[Dataset entries]
----------
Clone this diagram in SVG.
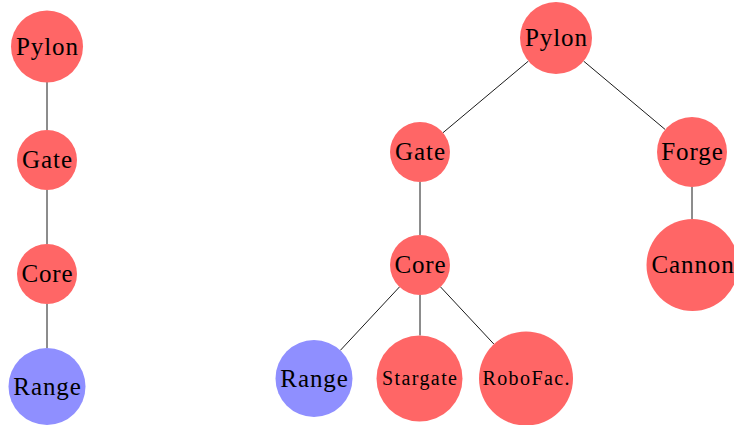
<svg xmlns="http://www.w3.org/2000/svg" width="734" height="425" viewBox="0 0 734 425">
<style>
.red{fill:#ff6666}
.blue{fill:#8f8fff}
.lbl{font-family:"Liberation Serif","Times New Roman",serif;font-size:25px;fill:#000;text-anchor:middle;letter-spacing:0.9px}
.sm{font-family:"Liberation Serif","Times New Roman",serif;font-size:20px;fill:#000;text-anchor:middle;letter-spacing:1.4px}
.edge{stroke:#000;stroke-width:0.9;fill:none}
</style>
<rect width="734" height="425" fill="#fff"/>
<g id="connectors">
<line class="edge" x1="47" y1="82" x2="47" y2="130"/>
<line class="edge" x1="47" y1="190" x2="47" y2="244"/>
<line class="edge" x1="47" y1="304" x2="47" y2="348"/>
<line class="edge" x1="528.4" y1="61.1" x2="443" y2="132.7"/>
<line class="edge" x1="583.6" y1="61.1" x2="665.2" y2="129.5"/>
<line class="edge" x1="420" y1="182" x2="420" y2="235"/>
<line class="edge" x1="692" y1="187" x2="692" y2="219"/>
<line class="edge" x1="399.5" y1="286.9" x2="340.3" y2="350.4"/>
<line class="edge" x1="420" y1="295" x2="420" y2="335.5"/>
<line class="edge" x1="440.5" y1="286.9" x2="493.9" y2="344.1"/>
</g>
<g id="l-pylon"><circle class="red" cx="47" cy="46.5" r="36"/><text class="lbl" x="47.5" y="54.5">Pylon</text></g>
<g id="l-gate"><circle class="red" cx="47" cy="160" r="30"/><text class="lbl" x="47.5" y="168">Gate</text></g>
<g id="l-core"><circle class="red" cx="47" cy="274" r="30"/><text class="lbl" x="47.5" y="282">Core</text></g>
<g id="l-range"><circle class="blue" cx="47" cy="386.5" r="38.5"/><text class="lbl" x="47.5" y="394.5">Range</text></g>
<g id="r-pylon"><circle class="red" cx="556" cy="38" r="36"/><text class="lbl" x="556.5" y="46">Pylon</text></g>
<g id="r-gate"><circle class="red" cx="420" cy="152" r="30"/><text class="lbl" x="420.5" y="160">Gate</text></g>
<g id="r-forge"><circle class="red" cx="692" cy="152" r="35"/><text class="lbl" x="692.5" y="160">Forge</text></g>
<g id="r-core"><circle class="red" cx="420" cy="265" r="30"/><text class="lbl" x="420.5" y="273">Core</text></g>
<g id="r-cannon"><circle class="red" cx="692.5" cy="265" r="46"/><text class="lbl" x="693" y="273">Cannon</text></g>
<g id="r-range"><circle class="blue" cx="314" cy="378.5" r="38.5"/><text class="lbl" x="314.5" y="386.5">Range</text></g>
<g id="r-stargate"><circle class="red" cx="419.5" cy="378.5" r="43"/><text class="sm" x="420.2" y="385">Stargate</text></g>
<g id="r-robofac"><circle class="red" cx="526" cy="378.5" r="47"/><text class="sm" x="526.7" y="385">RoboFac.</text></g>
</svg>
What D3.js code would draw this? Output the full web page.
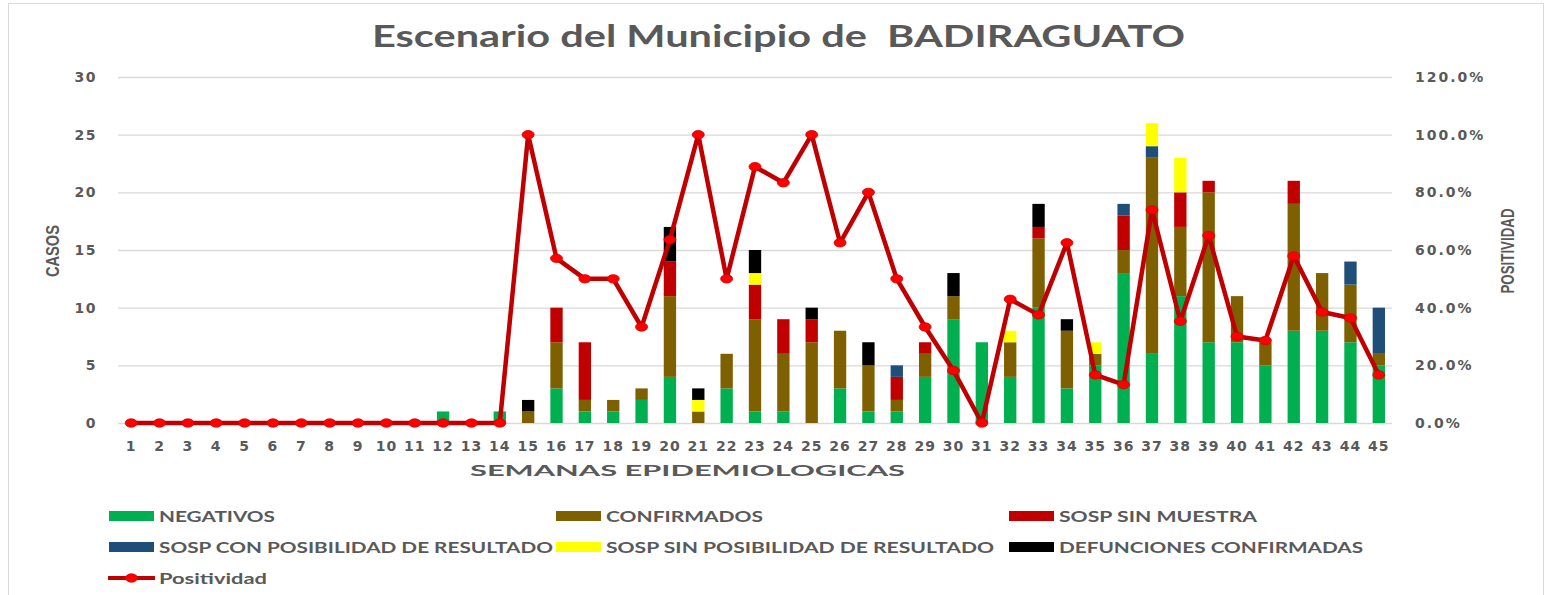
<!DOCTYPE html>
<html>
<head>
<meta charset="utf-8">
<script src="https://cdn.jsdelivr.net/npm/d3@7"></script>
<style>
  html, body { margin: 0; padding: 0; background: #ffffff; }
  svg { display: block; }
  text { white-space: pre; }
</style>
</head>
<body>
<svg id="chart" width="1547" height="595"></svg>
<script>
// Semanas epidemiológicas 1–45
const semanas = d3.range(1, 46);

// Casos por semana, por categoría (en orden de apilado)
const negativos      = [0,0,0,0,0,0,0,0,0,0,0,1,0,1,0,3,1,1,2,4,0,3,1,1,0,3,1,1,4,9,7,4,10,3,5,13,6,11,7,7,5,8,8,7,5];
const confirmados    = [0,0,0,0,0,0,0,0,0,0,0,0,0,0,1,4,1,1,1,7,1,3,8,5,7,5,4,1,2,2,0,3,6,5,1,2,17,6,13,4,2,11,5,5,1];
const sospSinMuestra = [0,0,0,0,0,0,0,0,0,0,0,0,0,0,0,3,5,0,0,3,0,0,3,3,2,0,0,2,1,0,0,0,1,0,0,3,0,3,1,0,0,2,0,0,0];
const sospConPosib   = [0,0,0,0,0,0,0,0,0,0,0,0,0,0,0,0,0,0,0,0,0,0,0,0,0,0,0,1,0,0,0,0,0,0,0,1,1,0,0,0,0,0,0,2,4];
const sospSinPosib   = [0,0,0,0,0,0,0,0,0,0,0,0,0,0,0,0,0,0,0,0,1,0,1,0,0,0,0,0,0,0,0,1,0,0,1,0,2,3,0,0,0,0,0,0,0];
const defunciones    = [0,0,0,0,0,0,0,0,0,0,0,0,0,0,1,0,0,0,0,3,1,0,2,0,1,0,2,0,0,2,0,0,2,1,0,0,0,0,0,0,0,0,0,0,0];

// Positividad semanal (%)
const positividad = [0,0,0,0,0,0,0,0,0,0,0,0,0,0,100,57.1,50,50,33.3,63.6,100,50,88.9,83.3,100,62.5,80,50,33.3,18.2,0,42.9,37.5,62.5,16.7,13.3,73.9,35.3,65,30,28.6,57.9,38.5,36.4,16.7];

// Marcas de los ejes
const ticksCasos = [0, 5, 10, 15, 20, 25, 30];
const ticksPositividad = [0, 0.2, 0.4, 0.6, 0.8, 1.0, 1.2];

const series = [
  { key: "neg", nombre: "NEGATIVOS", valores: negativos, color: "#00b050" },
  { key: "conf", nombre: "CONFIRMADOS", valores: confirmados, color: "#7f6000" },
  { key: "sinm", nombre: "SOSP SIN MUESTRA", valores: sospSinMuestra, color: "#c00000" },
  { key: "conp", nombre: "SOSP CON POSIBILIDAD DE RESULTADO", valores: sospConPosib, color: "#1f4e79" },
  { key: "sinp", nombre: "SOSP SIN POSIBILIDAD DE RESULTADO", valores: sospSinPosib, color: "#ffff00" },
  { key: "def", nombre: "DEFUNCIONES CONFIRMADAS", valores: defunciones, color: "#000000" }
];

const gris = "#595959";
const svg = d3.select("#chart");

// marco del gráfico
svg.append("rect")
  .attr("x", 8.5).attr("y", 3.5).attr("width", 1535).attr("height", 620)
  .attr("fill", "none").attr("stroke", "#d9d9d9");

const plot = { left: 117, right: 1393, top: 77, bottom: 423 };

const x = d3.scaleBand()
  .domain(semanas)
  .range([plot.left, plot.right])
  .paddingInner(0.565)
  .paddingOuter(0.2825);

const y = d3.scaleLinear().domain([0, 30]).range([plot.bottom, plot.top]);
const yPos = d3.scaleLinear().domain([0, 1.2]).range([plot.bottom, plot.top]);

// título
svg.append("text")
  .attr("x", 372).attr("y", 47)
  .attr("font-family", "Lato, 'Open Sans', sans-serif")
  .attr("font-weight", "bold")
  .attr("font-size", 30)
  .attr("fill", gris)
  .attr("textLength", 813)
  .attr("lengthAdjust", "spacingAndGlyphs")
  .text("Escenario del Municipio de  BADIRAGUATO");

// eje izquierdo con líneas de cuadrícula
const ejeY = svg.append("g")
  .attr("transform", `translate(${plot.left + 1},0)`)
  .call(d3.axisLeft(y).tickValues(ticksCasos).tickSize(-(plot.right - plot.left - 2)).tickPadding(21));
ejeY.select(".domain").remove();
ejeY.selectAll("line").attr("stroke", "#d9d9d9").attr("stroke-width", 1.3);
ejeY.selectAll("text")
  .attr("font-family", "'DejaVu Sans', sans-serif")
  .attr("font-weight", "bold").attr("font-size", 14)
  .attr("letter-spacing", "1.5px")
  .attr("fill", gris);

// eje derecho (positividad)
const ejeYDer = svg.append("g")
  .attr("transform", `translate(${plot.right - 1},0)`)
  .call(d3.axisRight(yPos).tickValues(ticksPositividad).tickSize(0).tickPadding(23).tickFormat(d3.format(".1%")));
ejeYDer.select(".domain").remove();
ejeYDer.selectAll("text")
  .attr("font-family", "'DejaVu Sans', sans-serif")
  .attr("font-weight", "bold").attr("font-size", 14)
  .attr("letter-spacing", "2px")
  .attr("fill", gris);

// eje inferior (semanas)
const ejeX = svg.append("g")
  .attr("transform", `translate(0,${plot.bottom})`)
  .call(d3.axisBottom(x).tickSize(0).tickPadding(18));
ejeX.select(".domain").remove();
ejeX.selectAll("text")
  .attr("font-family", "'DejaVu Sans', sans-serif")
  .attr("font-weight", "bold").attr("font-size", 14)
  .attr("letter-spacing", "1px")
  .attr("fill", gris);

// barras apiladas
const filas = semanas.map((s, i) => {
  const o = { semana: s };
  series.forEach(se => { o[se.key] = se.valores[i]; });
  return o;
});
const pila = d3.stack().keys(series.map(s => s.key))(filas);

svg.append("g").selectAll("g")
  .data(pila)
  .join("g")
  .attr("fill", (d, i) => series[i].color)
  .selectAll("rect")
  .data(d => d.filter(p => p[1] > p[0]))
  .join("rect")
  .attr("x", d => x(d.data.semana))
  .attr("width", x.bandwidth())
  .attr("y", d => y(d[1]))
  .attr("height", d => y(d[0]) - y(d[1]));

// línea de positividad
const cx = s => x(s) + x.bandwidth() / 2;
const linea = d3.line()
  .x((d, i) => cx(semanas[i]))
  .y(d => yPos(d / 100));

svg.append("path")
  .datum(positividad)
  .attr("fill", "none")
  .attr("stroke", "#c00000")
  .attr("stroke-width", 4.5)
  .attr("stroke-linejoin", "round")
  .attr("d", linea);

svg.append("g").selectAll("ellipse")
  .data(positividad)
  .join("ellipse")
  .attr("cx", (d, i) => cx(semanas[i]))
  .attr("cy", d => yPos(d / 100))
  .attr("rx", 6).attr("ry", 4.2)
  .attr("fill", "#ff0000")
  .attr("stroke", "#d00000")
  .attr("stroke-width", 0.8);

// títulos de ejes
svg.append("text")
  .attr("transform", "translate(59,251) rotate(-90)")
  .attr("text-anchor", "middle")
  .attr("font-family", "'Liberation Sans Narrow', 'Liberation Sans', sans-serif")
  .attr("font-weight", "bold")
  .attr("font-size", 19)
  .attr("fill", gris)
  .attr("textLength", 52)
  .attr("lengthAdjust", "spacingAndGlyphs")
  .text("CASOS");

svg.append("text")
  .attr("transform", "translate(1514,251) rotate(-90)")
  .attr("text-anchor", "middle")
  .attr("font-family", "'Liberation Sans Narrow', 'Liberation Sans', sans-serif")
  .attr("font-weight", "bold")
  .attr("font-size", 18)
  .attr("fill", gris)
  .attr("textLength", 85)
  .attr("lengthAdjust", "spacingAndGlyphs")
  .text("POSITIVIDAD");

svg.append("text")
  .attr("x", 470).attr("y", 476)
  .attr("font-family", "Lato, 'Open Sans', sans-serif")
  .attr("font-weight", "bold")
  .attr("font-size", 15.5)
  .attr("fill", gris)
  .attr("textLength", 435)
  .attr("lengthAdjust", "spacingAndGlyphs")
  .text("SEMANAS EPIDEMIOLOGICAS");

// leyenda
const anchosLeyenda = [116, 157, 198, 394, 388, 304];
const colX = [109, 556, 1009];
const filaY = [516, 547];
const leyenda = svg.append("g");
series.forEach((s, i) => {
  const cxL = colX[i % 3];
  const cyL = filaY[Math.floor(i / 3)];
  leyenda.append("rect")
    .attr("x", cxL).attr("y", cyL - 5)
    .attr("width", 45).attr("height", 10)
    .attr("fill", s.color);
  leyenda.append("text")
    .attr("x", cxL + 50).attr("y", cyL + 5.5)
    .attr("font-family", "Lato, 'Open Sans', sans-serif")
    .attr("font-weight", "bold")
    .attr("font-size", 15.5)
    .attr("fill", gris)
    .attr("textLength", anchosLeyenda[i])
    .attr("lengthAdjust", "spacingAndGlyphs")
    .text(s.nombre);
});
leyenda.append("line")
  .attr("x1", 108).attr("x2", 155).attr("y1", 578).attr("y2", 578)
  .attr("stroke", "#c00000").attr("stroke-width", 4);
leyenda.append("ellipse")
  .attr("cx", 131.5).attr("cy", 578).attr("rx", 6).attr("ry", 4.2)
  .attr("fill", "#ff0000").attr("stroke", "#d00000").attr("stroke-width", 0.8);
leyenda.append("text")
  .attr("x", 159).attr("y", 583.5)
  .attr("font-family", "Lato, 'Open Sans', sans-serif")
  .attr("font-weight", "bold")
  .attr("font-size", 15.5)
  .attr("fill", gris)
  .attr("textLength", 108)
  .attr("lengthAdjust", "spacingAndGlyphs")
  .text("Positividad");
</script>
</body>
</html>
----------
• [Instruction]: Reproduce exactly, and only, the lines from the one containing "What D3.js code" through the one containing "const ticksPositividad = [0, 0.2, 0.4, 0.6, 0.8, 1.0, 1.2];", including both; leave out any pictures.

• [Solution to this exercise]:
What D3.js code would draw this? Output the full web page.
<!DOCTYPE html>
<html>
<head>
<meta charset="utf-8">
<script src="https://cdn.jsdelivr.net/npm/d3@7"></script>
<style>
  html, body { margin: 0; padding: 0; background: #ffffff; }
  svg { display: block; }
  text { white-space: pre; }
</style>
</head>
<body>
<svg id="chart" width="1547" height="595"></svg>
<script>
// Semanas epidemiológicas 1–45
const semanas = d3.range(1, 46);

// Casos por semana, por categoría (en orden de apilado)
const negativos      = [0,0,0,0,0,0,0,0,0,0,0,1,0,1,0,3,1,1,2,4,0,3,1,1,0,3,1,1,4,9,7,4,10,3,5,13,6,11,7,7,5,8,8,7,5];
const confirmados    = [0,0,0,0,0,0,0,0,0,0,0,0,0,0,1,4,1,1,1,7,1,3,8,5,7,5,4,1,2,2,0,3,6,5,1,2,17,6,13,4,2,11,5,5,1];
const sospSinMuestra = [0,0,0,0,0,0,0,0,0,0,0,0,0,0,0,3,5,0,0,3,0,0,3,3,2,0,0,2,1,0,0,0,1,0,0,3,0,3,1,0,0,2,0,0,0];
const sospConPosib   = [0,0,0,0,0,0,0,0,0,0,0,0,0,0,0,0,0,0,0,0,0,0,0,0,0,0,0,1,0,0,0,0,0,0,0,1,1,0,0,0,0,0,0,2,4];
const sospSinPosib   = [0,0,0,0,0,0,0,0,0,0,0,0,0,0,0,0,0,0,0,0,1,0,1,0,0,0,0,0,0,0,0,1,0,0,1,0,2,3,0,0,0,0,0,0,0];
const defunciones    = [0,0,0,0,0,0,0,0,0,0,0,0,0,0,1,0,0,0,0,3,1,0,2,0,1,0,2,0,0,2,0,0,2,1,0,0,0,0,0,0,0,0,0,0,0];

// Positividad semanal (%)
const positividad = [0,0,0,0,0,0,0,0,0,0,0,0,0,0,100,57.1,50,50,33.3,63.6,100,50,88.9,83.3,100,62.5,80,50,33.3,18.2,0,42.9,37.5,62.5,16.7,13.3,73.9,35.3,65,30,28.6,57.9,38.5,36.4,16.7];

// Marcas de los ejes
const ticksCasos = [0, 5, 10, 15, 20, 25, 30];
const ticksPositividad = [0, 0.2, 0.4, 0.6, 0.8, 1.0, 1.2];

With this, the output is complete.